CHICAGO – Two years ago, almost around the same date, the Bears were eliminated from playoff contention by an NFC North rival.
That was December 15, 2019 against the Packers in Green Bay, and the situation was similar for the Bears. While their playoff chances were remote, an opportunity existed for the team to sneak in the postseason if they won out.
Even with the odds small, and even though he was hurting, one of the Bears’ defenders gave it his all to keep hope alive.
In his first game since he injured his elbow on October 6th against the Raiders, and still with big brace on left arm, Akiem Hicks came off the reserve list to try and help the Bears pull off the upset in Green Bay. A number of times he would come back to the sidelines in obvious pain as he met with athletic trainers.
In the fourth quarter, it appeared he was knocked out, but still came back to try and give the Bears a chance. Hicks’ presence was apparent, as the defense had strong push on the line with the defensive end back in as the unit once again kept the Bears in position for a win.
Hicks finished with four tackles and hit Aaron Rodgers twice, but it wasn’t enough as the Packers won it 21-13 to eliminate the Bears. Let the effort was one of a few that’s made the lineman one of the more popular members of the team over the last decade.
Two years later, that sentiment hasn’t changed.
On a Monday night against the Vikings, once again with slim playoff hopes still existing, Hicks came back after an injury that sidelined him for over a month and delivered a strong performance.
There were no signs that his ankle was bothering him as he got to Kirk Cousins for a pair of sacks while registering four quarterback hits on the evening. His efforts along with those backups in the secondary helped the team make up for heavy COVID-19 absences, holding Minnesota to just 193 total yards.
It wasn’t enough, as a common Matt Nagy-era theme crept up as a strong defensive effort was offset by offensive issues in a 17-9 defeat that officially eliminated the Bears from the playoffs.
Not that it mattered to Hicks, for there is consequence for him is on every snap, which he’s proved often in Chicago.
“I think that one of the things that gets lost in the whole business side of it is that these guys are spending their life energy on this.

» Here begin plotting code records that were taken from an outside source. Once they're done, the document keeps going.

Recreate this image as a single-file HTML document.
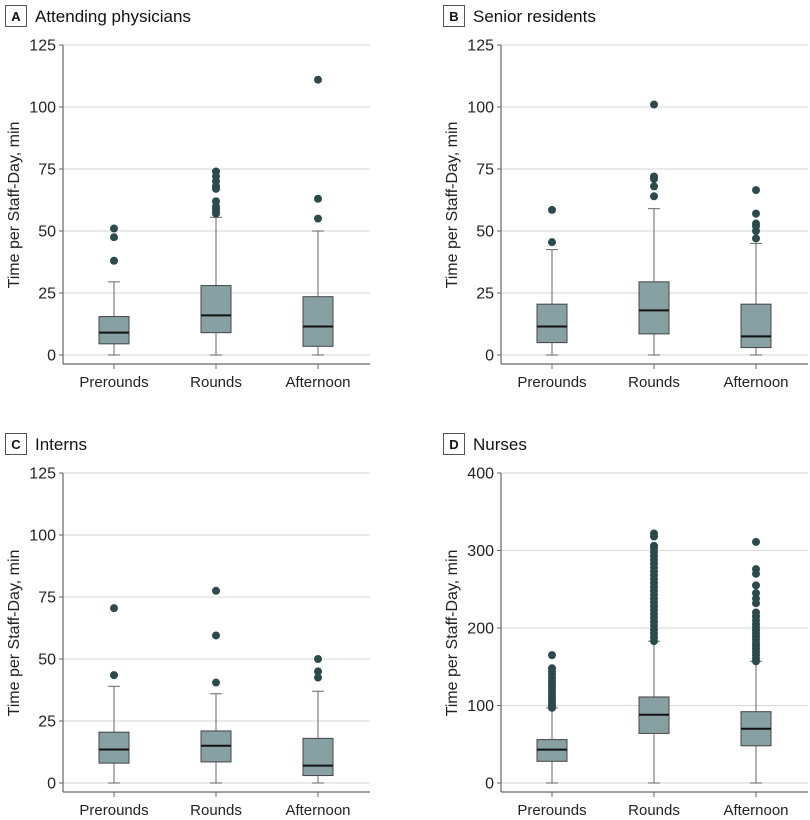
<!DOCTYPE html>
<html><head><meta charset="utf-8"><style>
body{margin:0;background:#fff;}
svg{display:block;font-family:"Liberation Sans",sans-serif;}
</style></head><body>
<svg id="chart" width="810" height="820"></svg>
<script>
const categories=["Prerounds","Rounds","Afternoon"];
const panelTitles=["Attending physicians","Senior residents","Interns","Nurses"];
const panelLetters=["A","B","C","D"];
const yTicksSmall=[0,25,50,75,100,125];
const yTicksNurse=[0,100,200,300,400];
// [min,q1,median,q3,max]
const statsA=[[0,4.5,9,15.5,29.5],[0,9,16,28,55.5],[0,3.5,11.5,23.5,50]];
const statsB=[[0,5,11.5,20.5,42.5],[0,8.5,18,29.5,59],[0,3,7.5,20.5,45]];
const statsC=[[0,8,13.5,20.5,39],[0,8.5,15,21,36],[0,3,7,18,37]];
const statsD=[[0,28,43,56,97],[0,64,88,111,183],[0,48,70,92,157]];
const outA=[[38,47.5,51],[57,58,59,60,62,67,68,70,72,74],[55,63,111]];
const outB=[[45.5,58.5],[64,68,71,72,101],[47,50,52,53,57,66.5]];
const outC=[[43.5,70.5],[40.5,59.5,77.5],[42.5,45,50]];
const outD=[[97,100,104,108,112,116,120,124,128,132,136,140,144,148,165],
[183,188,193,198,203,208,213,218,223,228,233,238,243,248,253,258,263,268,273,278,283,288,293,298,303,306,318,322],
[157,161,165,169,173,177,181,185,189,193,197,201,205,210,215,220,232,238,245,255,270,276,311]];
const NS="http://www.w3.org/2000/svg";
const svg=document.getElementById('chart');
function mk(t,a,p){const e=document.createElementNS(NS,t);for(const k in a)e.setAttribute(k,a[k]);(p||svg).appendChild(e);return e;}
const panels=[
 {ox:0,oy:0,stats:statsA,outs:outA,ticks:yTicksSmall,ymax:125},
 {ox:438,oy:0,stats:statsB,outs:outB,ticks:yTicksSmall,ymax:125},
 {ox:0,oy:428,stats:statsC,outs:outC,ticks:yTicksSmall,ymax:125},
 {ox:438,oy:428,stats:statsD,outs:outD,ticks:yTicksNurse,ymax:400}];
panels.forEach((p,i)=>{
 const g=mk('g',{transform:`translate(${p.ox},${p.oy})`});
 
 
 const ax0=63,ax1=370,yTop=45,yBot=355,axisY=364;
 const y=v=>yBot-(v/p.ymax)*(yBot-yTop);
 const x=j=>114+j*102;
 const lb=mk('rect',{x:5.5,y:5.5,width:21,height:21,fill:'#fff',stroke:'#555','stroke-width':1},g);
 
 const lt=mk('text',{x:16,y:21,'text-anchor':'middle','font-size':13,'font-weight':'bold',fill:'#111'},g);lt.textContent=panelLetters[i];
 
 const tt=mk('text',{x:35,y:22,'font-size':17,fill:'#111'},g);tt.textContent=panelTitles[i];
 
 p.ticks.forEach(t=>{
  const gl=mk('line',{x1:ax0,x2:ax1,y1:y(t),y2:y(t),stroke:'#d6d6d6','stroke-width':1},g);
  
  mk('line',{x1:ax0-4,x2:ax0,y1:y(t),y2:y(t),stroke:'#666'},g);
  const tl=mk('text',{x:ax0-7,y:y(t)+5.5,'text-anchor':'end','font-size':16,fill:'#222'},g);tl.textContent=t;
  
 });
 const ya=mk('line',{x1:ax0,x2:ax0,y1:yTop,y2:axisY,stroke:'#666','stroke-width':1.2},g);
 
 const xa=mk('line',{x1:ax0,x2:ax1,y1:axisY,y2:axisY,stroke:'#666','stroke-width':1.2},g);
 
 const yt=mk('text',{x:0,y:0,transform:`translate(19,${(yTop+yBot)/2+5}) rotate(-90)`,'text-anchor':'middle','font-size':16,fill:'#222'},g);
 yt.textContent='Time per Staff-Day, min';
 
 categories.forEach((c,j)=>{
  const cx=x(j),s=p.stats[j];
  mk('line',{x1:cx,x2:cx,y1:axisY,y2:axisY+5,stroke:'#666'},g);
  const cl=mk('text',{x:cx,y:axisY+23,'text-anchor':'middle','font-size':15,fill:'#222'},g);cl.textContent=c;
  
  const bg=mk('g',{},g);
  
  mk('line',{x1:cx,x2:cx,y1:y(s[0]),y2:y(s[1]),stroke:'#666'},bg);
  mk('line',{x1:cx,x2:cx,y1:y(s[3]),y2:y(s[4]),stroke:'#666'},bg);
  mk('line',{x1:cx-6,x2:cx+6,y1:y(s[0]),y2:y(s[0]),stroke:'#666'},bg);
  mk('line',{x1:cx-6,x2:cx+6,y1:y(s[4]),y2:y(s[4]),stroke:'#666'},bg);
  mk('rect',{x:cx-15,y:y(s[3]),width:30,height:y(s[1])-y(s[3]),fill:'#87a0a3',stroke:'#444','stroke-width':1},bg);
  mk('line',{x1:cx-15,x2:cx+15,y1:y(s[2]),y2:y(s[2]),stroke:'#111','stroke-width':2},bg);
  p.outs[j].forEach(v=>{
   const d=mk('circle',{cx:cx,cy:y(v),r:4,fill:'#2c4a4e'},bg);
   
  });
 });
});
</script>
</body></html>
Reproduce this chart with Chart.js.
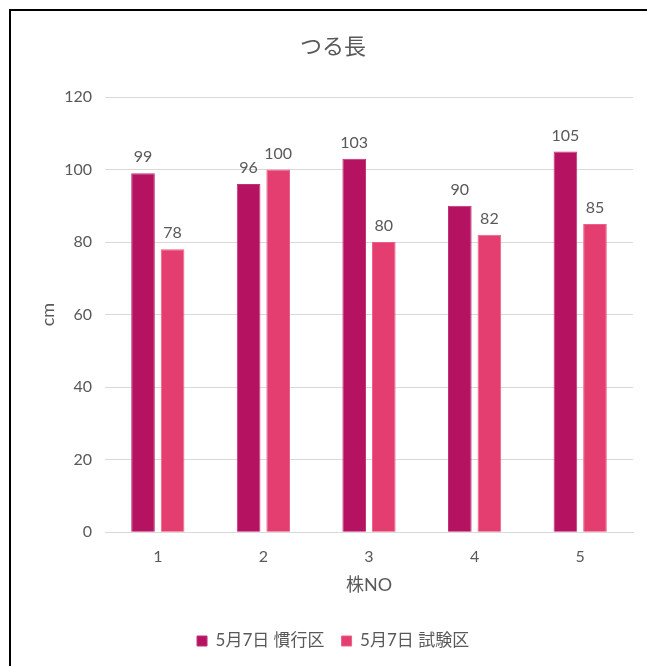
<!DOCTYPE html>
<html>
<head>
<meta charset="utf-8">
<script src="https://cdn.jsdelivr.net/npm/chart.js@4.4.0/dist/chart.umd.min.js"></script>
<style>
  html, body { margin: 0; padding: 0; background: #fff; }
  #frame { position: absolute; left: 9px; top: 9px; width: 700px; height: 700px; border: 2px solid #000; box-sizing: border-box; }
  #wrap { position: absolute; left: 0; top: 0; width: 647px; height: 666px; }
</style>
</head>
<body>
<div id="frame"></div>
<div id="wrap"><canvas id="chart1"></canvas></div>
<script>
var plantNo = ["1", "2", "3", "4", "5"];
var conventional = [99, 96, 103, 90, 105];
var trial = [78, 100, 80, 82, 85];
var seriesNames = ["5月7日 慣行区", "5月7日 試験区"];

var fontFamily = 'Lato, "Noto Sans CJK JP", sans-serif';
var textColor = "#595959";

// value labels above each bar
var barLabels = {
  id: "barLabels",
  afterDatasetsDraw: function (chart) {
    var ctx = chart.ctx;
    ctx.save();
    ctx.font = "16px " + fontFamily;
    ctx.fillStyle = textColor;
    ctx.textAlign = "center";
    ctx.textBaseline = "bottom";
    chart.data.datasets.forEach(function (ds, i) {
      chart.getDatasetMeta(i).data.forEach(function (bar, j) {
        ctx.fillText(ds.data[j], bar.x, bar.y - 8);
      });
    });
    ctx.restore();
  }
};

var ctx = document.getElementById("chart1");
var myChart = new Chart(ctx, {
  type: "bar",
  data: {
    labels: plantNo,
    datasets: [
      {
        label: seriesNames[0],
        data: conventional,
        backgroundColor: "rgb(181, 19, 98)",
        borderColor: "rgb(192, 50, 120)",
        borderWidth: 1
      },
      {
        label: seriesNames[1],
        data: trial,
        backgroundColor: "rgb(228, 61, 111)",
        borderColor: "rgb(236, 95, 137)",
        borderWidth: 1
      }
    ]
  },
  options: {
    responsive: true,
    maintainAspectRatio: false,
    animation: false,
    layout: { padding: { left: 33.2, right: 14, top: 20, bottom: 6.5 } },
    plugins: {
      title: {
        display: true,
        text: "つる長",
        color: textColor,
        font: { family: fontFamily, size: 22, weight: "normal" },
        padding: { top: 14, bottom: 36.6 }
      },
      legend: {
        position: "bottom",
        labels: {
          color: textColor,
          font: { family: fontFamily, size: 17 },
          boxWidth: 10,
          boxHeight: 10,
          padding: 17
        }
      },
      tooltip: { enabled: false }
    },
    datasets: {
      bar: { categoryPercentage: 0.56, barPercentage: 0.8 }
    },
    scales: {
      x: {
        grid: { display: false, drawTicks: false },
        border: { color: "#d9d9d9" },
        ticks: {
          color: textColor,
          font: { family: fontFamily, size: 16 },
          padding: 15
        },
        title: {
          display: true,
          text: "株NO",
          color: textColor,
          font: { family: fontFamily, size: 18 },
          padding: { top: -7.2, bottom: 19.7 }
        }
      },
      y: {
        min: 0,
        max: 120,
        ticks: {
          stepSize: 20,
          color: textColor,
          font: { family: fontFamily, size: 16 },
          padding: 13
        },
        grid: { color: "#d9d9d9", drawTicks: false },
        border: { display: false },
        title: {
          display: true,
          text: "cm",
          color: textColor,
          font: { family: fontFamily, size: 18 }
        },
        afterFit: function (scale) {
          scale.width = 71.8;
        }
      }
    }
  },
  plugins: [barLabels]
});
</script>
</body>
</html>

Whether the team is winning or not, we’re spending our every day doing this and trying to be better at it, trying to win games, and so I think that with the outcomes that we’ve had through the course of this year, it was heavy,” said Hicks when asked about the challenge of the past week when the Bears were hit hard by COVID-19 cases. “But I think that you’ve got to lean in, lean on one another, lean on your boys. I lean on some of the young guys; I need you, bro. I need you to come through for me on this play. I need you to support me right now. We need to keep this gap tight.
“You can’t be afraid as a teammate to lean on your guys and say, hey, I need your help. I think that’s what we did this week is really understood that there was no way we were going to perform well today if we didn’t lean on each other.”
Once again, the Bears certainly leaned on him, but how long that will continue is still to be determined since his contract expires at the end of this season. Any attempts for a long-term deal have stalled so far, and the reality that his six-year run in the city may be coming to an end.
Hicks understood that on Monday night, and had a major celebration on his first sack, with a nod to those in the crowd at Soldier Field.
“I was pointing to the people that cheered for me, the people that love me, the people that love how I play the game,” said Hicks of the first sack celebration. “I was pointing to them, letting them know I appreciate them for my time. They’re always yelling my name. I’m going to show some love back.”
Over the years, Hicks showed his through his play in games like the one in December of 2019 and on Monday night. His efforts never wained even if the Bears’ fortunes did.